Oak Bay gives Clive apartment redevelopment green light

Current eight-unit, two storey building replaced with a 17-unit, three storey rental building

Redeveloping the Clive apartment building is a go after Oak Bay council voted six to one in favour of the project after a packed public hearing on Tuesday.

Almost 50 of the 200 in attendance addressed council during the three-hour public hearing held at Monterey Centre. The vast majority spoke in favour of the project, which will see the current eight-unit, two storey building replaced with a 17-unit, three storey one. A fourth and final reading is expected next month, ensuring the units are for rentals only, are available to families and that no units are rented to car-owning tenants once all parking stalls are allocated.

Developer Nicole Roberts first proposed redeveloping the Clive in December 2012. The Oak Bay native expected resistance and to negotiate with neighbours, but this particular project has been the most intense for the experienced developer, who has primarily worked in Arizona.

“I expected it would be an uphill battle,” Roberts said. “I grew up in Oak Bay and I believe in investing in it. I do know residents love Oak Bay because many harken back to yesteryears, but this is a needed change to our community.”

Roberts expects to start construction in six months and hopes to have the new Clive completed in 15 months.

The original Clive proposal was a 23-unit building with 13 parking stalls and setback variances around the property. The new building will still require those variances, but they have been modified in an effort to lessen its impact on neighbouring properties.

Andrew Moyer has a background in urban planning and is a co-owner of Ottavio Bakery, which is located next to the Clive. He told council he was initially concerned with the impact of the redevelopment to his business, but eventually realized the project will benefit the village.

“Change is scary and we’d be the most affected,” Moyer said. “But change in the long run is a good thing.

“It’s going to be great for the municipality of Oak Bay and good for the avenue and businesses too.”

A number of speakers mentioned the need for modern and decently sized rental units, which are in short supply in the community.

“My wife and I moved out of Oak Bay because we couldn’t find what we wanted,” said Rob Hunter, who owns Devon Properties, a property management company.

“This will help keep families connected,” said Nicole Smith, who spoke about the difficulty of trying to find a rental unit six years ago when she moved back to Oak Bay. “We need to have a healthy community with different housing options.”

Patrick Skilling was in the minority as he spoke against the project.

“The reason why people chose to live in Oak Bay is because it’s different and guarded of what is built here,” Skilling said. “This (Clive) building is being crammed on a small lot.
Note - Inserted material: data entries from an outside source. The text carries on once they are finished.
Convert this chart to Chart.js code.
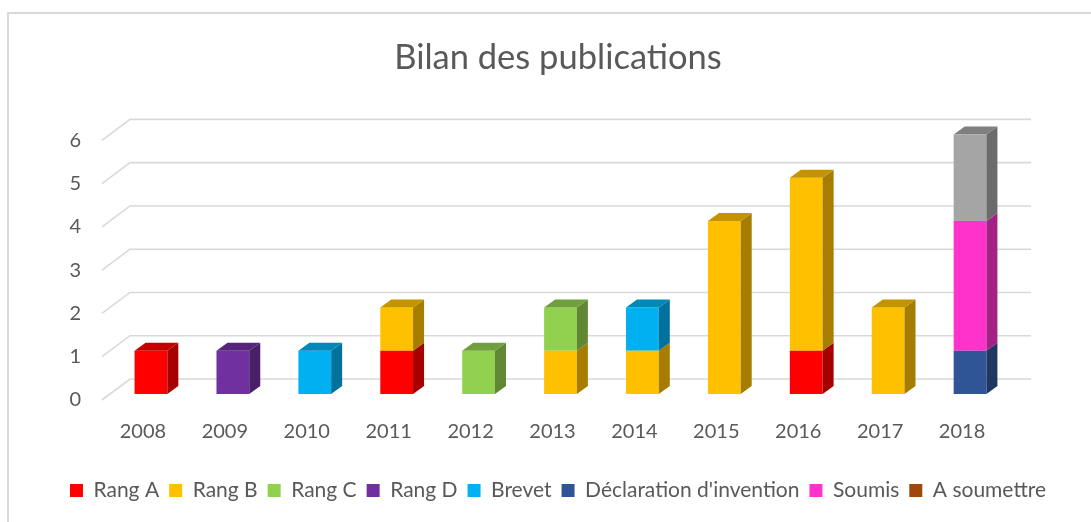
<!DOCTYPE html>
<html lang="fr">
<head>
<meta charset="utf-8">
<title>Bilan des publications</title>
<script src="https://cdn.jsdelivr.net/npm/chart.js@4"></script>
<style>
  html, body { margin: 0; padding: 0; background: #fff; overflow: hidden; }
  #wrap { position: relative; width: 1091px; height: 522px; }
  #frame { position: absolute; left: 7px; top: 12px; width: 2000px; height: 2000px;
           border: 2px solid #d9d9d9; box-sizing: border-box; }
  #wrap canvas { position: absolute; left: 0; top: 0; }
</style>
</head>
<body>
<div id="wrap">
  <div id="frame"></div>
  <canvas id="bilan" width="1091" height="522"></canvas>
</div>
<script>
// publications par année et par catégorie
var years = ['2008', '2009', '2010', '2011', '2012', '2013', '2014', '2015', '2016', '2017', '2018'];
var rangA       = [1, 0, 0, 1, 0, 0, 0, 0, 1, 0, 0];
var rangB       = [0, 0, 0, 1, 0, 1, 1, 4, 4, 2, 0];
var rangC       = [0, 0, 0, 0, 1, 1, 0, 0, 0, 0, 0];
var rangD       = [0, 1, 0, 0, 0, 0, 0, 0, 0, 0, 0];
var brevet      = [0, 0, 1, 0, 0, 0, 1, 0, 0, 0, 0];
var declaration = [0, 0, 0, 0, 0, 0, 0, 0, 0, 0, 1];
var soumis      = [0, 0, 0, 0, 0, 0, 0, 0, 0, 0, 3];
var aSoumettre  = [0, 0, 0, 0, 0, 0, 0, 0, 0, 0, 0];
var autres      = [0, 0, 0, 0, 0, 0, 0, 0, 0, 0, 2];
var yTicks = [0, 1, 2, 3, 4, 5, 6];

// fake 3D: bar depth, back wall offset and front edge of the floor
var DX = 11, DY = 8;
var WX = 20, WY = 15;
var FX = -8, FY = 6;

function shade(hex, k) {
    var n = parseInt(hex.slice(1), 16);
    var r = Math.round(((n >> 16) & 255) * k);
    var g = Math.round(((n >> 8) & 255) * k);
    var b = Math.round((n & 255) * k);
    return 'rgb(' + r + ',' + g + ',' + b + ')';
}

var depth3d = {
    id: 'depth3d',
    beforeDatasetsDraw: function (chart) {
        var ctx = chart.ctx, a = chart.chartArea, y = chart.scales.y;
        ctx.save();
        ctx.strokeStyle = '#d9d9d9';
        ctx.lineWidth = 1.6;
        yTicks.forEach(function (v) {
            var py = y.getPixelForValue(v);
            ctx.beginPath();
            ctx.moveTo(a.left + FX, py + FY);
            ctx.lineTo(a.left + WX, py - WY);
            ctx.lineTo(a.right + WX, py - WY);
            ctx.stroke();
        });
        ctx.restore();
    },
    afterDatasetsDraw: function (chart) {
        var ctx = chart.ctx;
        var sets = chart.data.datasets;
        ctx.save();
        for (var i = 0; i < years.length; i++) {
            var top = null, topColor = null;
            for (var d = 0; d < sets.length; d++) {
                var meta = chart.getDatasetMeta(d);
                if (meta.hidden || !sets[d].data[i]) continue;
                var el = meta.data[i];
                var right = el.x + el.width / 2;
                // side face
                ctx.fillStyle = shade(sets[d].backgroundColor, 0.65);
                ctx.beginPath();
                ctx.moveTo(right, el.y);
                ctx.lineTo(right + DX, el.y - DY);
                ctx.lineTo(right + DX, el.base - DY);
                ctx.lineTo(right, el.base);
                ctx.closePath();
                ctx.fill();
                top = el;
                topColor = sets[d].backgroundColor;
            }
            if (top) {
                var l = top.x - top.width / 2, r = top.x + top.width / 2;
                ctx.fillStyle = shade(topColor, 0.77);
                ctx.beginPath();
                ctx.moveTo(l, top.y);
                ctx.lineTo(l + DX, top.y - DY);
                ctx.lineTo(r + DX, top.y - DY);
                ctx.lineTo(r, top.y);
                ctx.closePath();
                ctx.fill();
            }
        }
        ctx.restore();
    }
};

Chart.defaults.font.family = 'Lato, "Liberation Sans", sans-serif';
Chart.defaults.color = '#595959';

function serie(label, data, color) {
    return { label: label, data: data, backgroundColor: color, borderWidth: 0 };
}

var chart = new Chart(document.getElementById('bilan'), {
    type: 'bar',
    data: {
        labels: years,
        datasets: [
            serie('Rang A', rangA, '#ff0000'),
            serie('Rang B', rangB, '#ffc000'),
            serie('Rang C', rangC, '#92d050'),
            serie('Rang D', rangD, '#7030a0'),
            serie('Brevet', brevet, '#00b0f0'),
            serie("Déclaration d'invention", declaration, '#2f5597'),
            serie('Soumis', soumis, '#ff33cc'),
            serie('A soumettre', aSoumettre, '#9e480e'),
            serie('', autres, '#a5a5a5')
        ]
    },
    options: {
        responsive: false,
        animation: false,
        layout: { padding: { left: 25, right: 0, top: 0, bottom: 11 } },
        datasets: { bar: { categoryPercentage: 1, barPercentage: 0.4 } },
        scales: {
            x: {
                stacked: true,
                grid: { display: false, drawTicks: false },
                border: { display: false },
                ticks: { padding: 26, labelOffset: -8, font: { size: 20 } },
                afterFit: function (s) { s.height = 76; }
            },
            y: {
                stacked: true,
                min: 0,
                max: 6,
                grid: { display: false, drawTicks: false },
                border: { display: false },
                ticks: { padding: 29, labelOffset: 6, font: { size: 20 } },
                afterBuildTicks: function (s) {
                    s.ticks = yTicks.map(function (v) { return { value: v }; });
                },
                afterFit: function (s) { s.width = 85; }
            },
            // empty right-hand axis, keeps room for the back wall
            marge: {
                type: 'linear',
                position: 'right',
                grid: { display: false, drawTicks: false },
                border: { display: false },
                ticks: { display: false },
                afterFit: function (s) { s.width = 80; }
            }
        },
        plugins: {
            title: {
                display: true,
                text: 'Bilan des publications',
                font: { size: 34.5, weight: 'normal' },
                padding: { top: 37, bottom: 56 }
            },
            legend: {
                position: 'bottom',
                labels: {
                    boxWidth: 13,
                    boxHeight: 13,
                    padding: 10,
                    font: { size: 21 },
                    filter: function (item) { return item.text !== ''; }
                }
            },
            tooltip: { enabled: false }
        }
    },
    plugins: [depth3d]
});
</script>
</body>
</html>
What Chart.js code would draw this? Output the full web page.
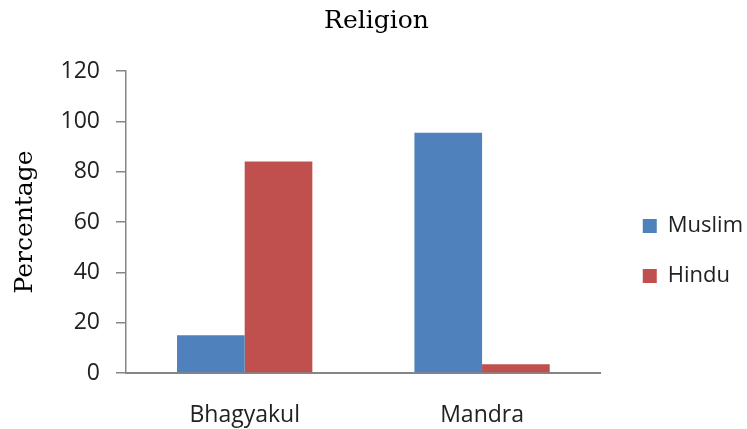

“This will be known as Jenson’s folly if this goes forward.”

Coun. John Herbert was the lone councillor to vote against the project.

“It requires too big of a variance, it’s too large and it’s coming on at the wrong moment as the Official Community Plan comes along,” Herbert said, before voting.

However, the rest of council spoke in favour, including Mayor Nils Jenson.

“It’s a good project,” Jenson said, explaining he doesn’t think parking will be a problem and that the new Clive will benefit the village and meet a need for more housing options in the community. “It’s change, it’s important and it’s appropriate for that place.”